Le duc de Norfolk, parent et héritier du trône de la reine Élisabeth, se prend d’amour pour la Cléopâtre moderne, pour la captive d’Holyrood, pour la belle et infortunée Marie Stuart, reine d’Écosse. Il conspire avec ses vassaux pour l’enlever de son cachot et pour lui rendre un trône. Élisabeth découvre le mystère de ces amours, rompt la trame, arrête Norfolk et le fait condamner à avoir la tête tranchée sur un échafaud dressé dans la Tour de Londres. Le duc, accompagné de ses amis, à qui il était permis alors de faire cortége au mourant, s’avance fièrement vers le lieu du supplice. Arrivé au pied de l’échafaud, il a soif et demande à boire. « Une femme âgée et voilée, qui l’avait suivi tout en pleurs, dit l’historien, lui présenta une coupe que le duc reconnut aussitôt. C’était sa propre coupe, celle de ses ancêtres ; et cette femme, prévoyante et attentive jusqu’à la mort était sa nourrice, la servante de ses châteaux. Elle versa de l’ale dans la coupe, le mourant y trempa ses lèvres.
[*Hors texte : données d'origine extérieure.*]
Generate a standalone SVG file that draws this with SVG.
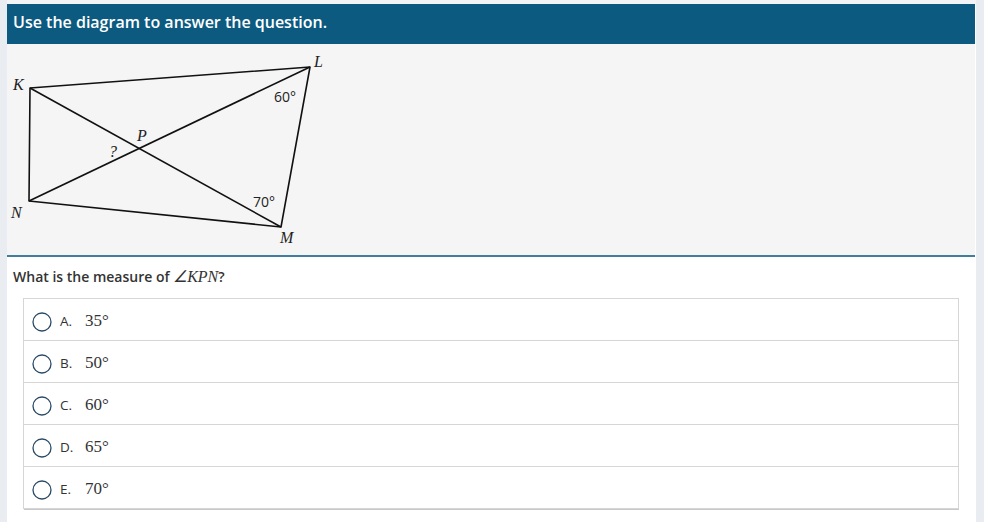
<svg xmlns="http://www.w3.org/2000/svg" width="984" height="522" viewBox="0 0 984 522">
<style>
.sans{font-family:"Open Sans","Noto Sans",sans-serif}
.it{font-family:"Liberation Serif","DejaVu Serif",serif;font-style:italic;font-size:16px;fill:#222}
.edge{stroke:#111;stroke-width:1.6;fill:none;stroke-linejoin:round}
.ang{font-family:"Open Sans",sans-serif;font-size:14px;fill:#222}
.opt{font-family:"Open Sans",sans-serif;font-size:13.5px;fill:#333}
.val{font-family:"Liberation Serif",serif;font-size:17px;fill:#333}
.rad{fill:#fff;stroke:#2a4a66;stroke-width:1.3}
.row{fill:#fff;stroke:#d6d6d6;stroke-width:1}
</style>
<rect width="984" height="522" fill="#ffffff"/>
<rect x="0" y="0" width="7" height="522" fill="#e9ecf1"/>
<rect x="976" y="0" width="8" height="522" fill="#e9ecf1"/>
<rect x="7" y="0" width="969" height="5" fill="#f3f4f6"/>
<g id="header">
<rect x="7" y="4" width="968" height="40" fill="#0c5a80"/>
<text x="13" y="28" class="sans" font-size="16" font-weight="600" fill="#ffffff">Use the diagram to answer the question.</text>
</g>
<rect x="7" y="44" width="968" height="211" fill="#f5f5f5"/>
<rect x="7" y="255" width="968" height="2" fill="#3f7f9d"/>
<g id="connectors">
<polygon class="edge" points="30,88 310,67 281,227 29,201"/>
<line class="edge" x1="30" y1="88" x2="281" y2="227"/>
<line class="edge" x1="29" y1="201" x2="310" y2="67"/>
</g>
<g id="node-K"><text x="13" y="90" class="it">K</text></g>
<g id="node-L"><text x="314" y="67" class="it">L</text></g>
<g id="node-M"><text x="280" y="243" class="it">M</text></g>
<g id="node-N"><text x="11" y="218" class="it">N</text></g>
<g id="node-P"><text x="137" y="141" class="it">P</text></g>
<g id="label-q"><text x="109" y="157" class="it">?</text></g>
<g id="label-60"><text x="274" y="102" class="ang">60°</text></g>
<g id="label-70"><text x="253" y="207" class="ang">70°</text></g>
<g id="question">
<text x="13" y="282" class="sans" font-size="14" font-weight="600" fill="#333">What is the measure of <tspan font-family="Liberation Serif,serif" font-style="italic" font-weight="400" font-size="16">∠KPN</tspan>?</text>
</g>
<rect x="24" y="300" width="935" height="210" fill="#c8c8c8"/>
<g id="opt-A"><rect class="row" x="23.5" y="298.5" width="935" height="42"/><circle class="rad" cx="42" cy="322" r="9"/><text x="60" y="326" class="opt">A.</text><text x="85" y="326" class="val">35°</text></g>
<g id="opt-B"><rect class="row" x="23.5" y="340.5" width="935" height="42"/><circle class="rad" cx="42" cy="364" r="9"/><text x="60" y="368" class="opt">B.</text><text x="85" y="368" class="val">50°</text></g>
<g id="opt-C"><rect class="row" x="23.5" y="382.5" width="935" height="42"/><circle class="rad" cx="42" cy="406" r="9"/><text x="60" y="410" class="opt">C.</text><text x="85" y="410" class="val">60°</text></g>
<g id="opt-D"><rect class="row" x="23.5" y="424.5" width="935" height="42"/><circle class="rad" cx="42" cy="448" r="9"/><text x="60" y="452" class="opt">D.</text><text x="85" y="452" class="val">65°</text></g>
<g id="opt-E"><rect class="row" x="23.5" y="466.5" width="935" height="42"/><circle class="rad" cx="42" cy="490" r="9"/><text x="60" y="494" class="opt">E.</text><text x="85" y="494" class="val">70°</text></g>
</svg>
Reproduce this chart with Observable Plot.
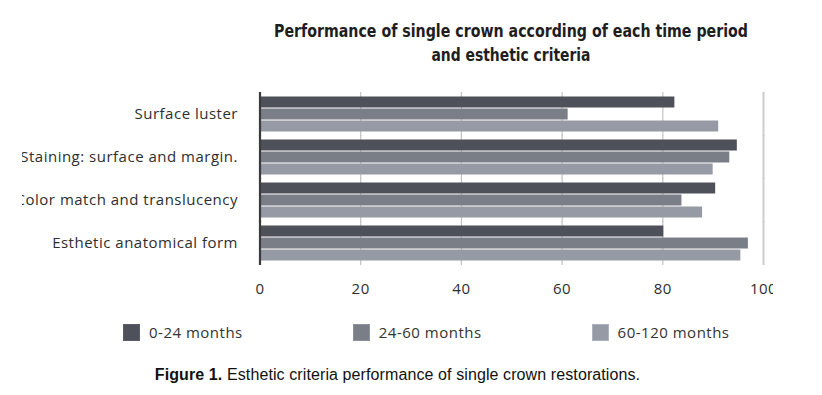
<!DOCTYPE html>
<html>
<head>
<meta charset="utf-8">
<script src="https://cdn.jsdelivr.net/npm/d3@7"></script>
<script src="https://cdn.jsdelivr.net/npm/@observablehq/plot@0.6"></script>
<style>
  html, body { margin: 0; padding: 0; background: #fff; }
  #page { position: relative; width: 822px; height: 395px; overflow: hidden; }
  #title { position: absolute; left: 0; top: 0; }
  #clip { position: absolute; left: 22px; top: 0; width: 751px; height: 300px; overflow: hidden; }
  #chart { position: absolute; left: -22px; top: 0; width: 822px; height: 300px; }
  #chart svg { letter-spacing: 0.5px; max-width: none !important; width: 822px; height: 300px; }
  #legend { position: absolute; left: 123px; top: 322px; display: flex; gap: 110px; align-items: center;
            font-family: "Open Sans", sans-serif; font-size: 15px; color: #333; letter-spacing: 0.5px; }
  .item { display: flex; align-items: center; }
  .sw { width: 17px; height: 17px; box-sizing: border-box; margin-right: 9px; }
  #caption { position: absolute; left: 0; width: 795px; top: 366px; text-align: center;
             font-family: "Liberation Sans", Arial, sans-serif; font-size: 16px; letter-spacing: 0.1px; line-height: 18px; color: #111; }
</style>
</head>
<body>
<div id="page">
  <svg id="title" width="822" height="75"></svg>
  <div id="clip"><div id="chart"></div></div>
  <div id="legend"></div>
  <div id="caption"><b>Figure 1.</b> Esthetic criteria performance of single crown restorations.</div>
</div>
<script>
const titleLines = ["Performance of single crown according of each time period", "and esthetic criteria"];
const criteria = ["Surface luster", "Staining: surface and margin.", "Color match and translucency", "Esthetic anatomical form"];
const series = ["0-24 months", "24-60 months", "60-120 months"];
const months0to24 = [82.4, 94.8, 90.5, 80.2];
const months24to60 = [61.2, 93.3, 83.8, 97.0];
const months60to120 = [91.1, 90.0, 87.9, 95.5];
const xTicks = [0, 20, 40, 60, 80, 100];
const colors = ["#4e5159", "#7a7e87", "#959aa5"];

const seriesValues = [months0to24, months24to60, months60to120];
const rows = [];
criteria.forEach((c, i) => series.forEach((s, j) => rows.push({criterion: c, series: s, value: seriesValues[j][i]})));

// Title
const tsvg = d3.select("#title");
const titleWidths = [474, 159];
const titleBaselines = [37, 61];
titleLines.forEach((t, i) => {
  tsvg.append("text")
    .attr("x", 511).attr("y", titleBaselines[i])
    .attr("text-anchor", "middle")
    .attr("textLength", titleWidths[i]).attr("lengthAdjust", "spacingAndGlyphs")
    .style("font-family", "'Liberation Sans Narrow', 'DejaVu Sans Condensed', Roboto, sans-serif")
    .style("font-weight", "bold").style("font-size", "17px").style("fill", "#1e1e1e")
    .text(t);
});

const chart = Plot.plot({
  width: 822,
  height: 300,
  marginLeft: 259.5,
  marginRight: 59,
  marginTop: 91.5,
  marginBottom: 33.6,
  style: {fontFamily: "'Open Sans', sans-serif", fontSize: "15px", color: "#2e2e2e", background: "transparent"},
  facet: {data: rows, y: "criterion"},
  fy: {domain: criteria, paddingInner: 0.16, paddingOuter: 0.08, label: null, tickSize: 0, tickPadding: 22, axis: "left"},
  y: {domain: series, axis: null, paddingInner: 0.1, paddingOuter: 0},
  x: {domain: [0, 100], ticks: xTicks, tickSize: 0, tickPadding: 22, label: null},
  color: {domain: series, range: colors},
  marks: [
    Plot.ruleX(xTicks.filter(d => d > 0 && d < 100), {stroke: "#c2c2c2", strokeWidth: 1.2, insetTop: -4, insetBottom: -4}),
    Plot.ruleX([100], {stroke: "#cdcdcd", strokeWidth: 2, insetTop: -4, insetBottom: -4}),
    Plot.barX(rows, {x: "value", y: "series", fill: "series"}),
    Plot.ruleX([0], {stroke: "#3b3b3b", strokeWidth: 2.2, insetTop: -4, insetBottom: -4})
  ]
});
document.getElementById("chart").appendChild(chart);

// Legend
const legend = d3.select("#legend");
series.forEach((s, i) => {
  const it = legend.append("div").attr("class", "item");
  it.append("div").attr("class", "sw").style("background", colors[i]).style("border", "1px solid " + d3.color(colors[i]).brighter(0.4));
  it.append("span").text(s);
});
</script>
</body>
</html>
Lorsqu’il rendit la coupe vide à la pauvre femme, elle saisit et baisa en pleurant la main de son maître. « Que Dieu te bénisse ! lui dit le duc, et que nos enfants te vénèrent à cause de ce que tu as fait ! » Puis, comme il sentit qu’il s’attendrissait à l’heure où l’homme a besoin de sa force, il monta rapidement les degrés de l’échafaud, appuyé sur le bras du doyen de Saint-Paul. »

L’antiquité n’a rien de plus naïf et rien de plus touchant que cette coupe reconnue à l’heure où on laisse tout sur la terre, et cette main de servante tendant au Seigneur le coup de l’échafaud.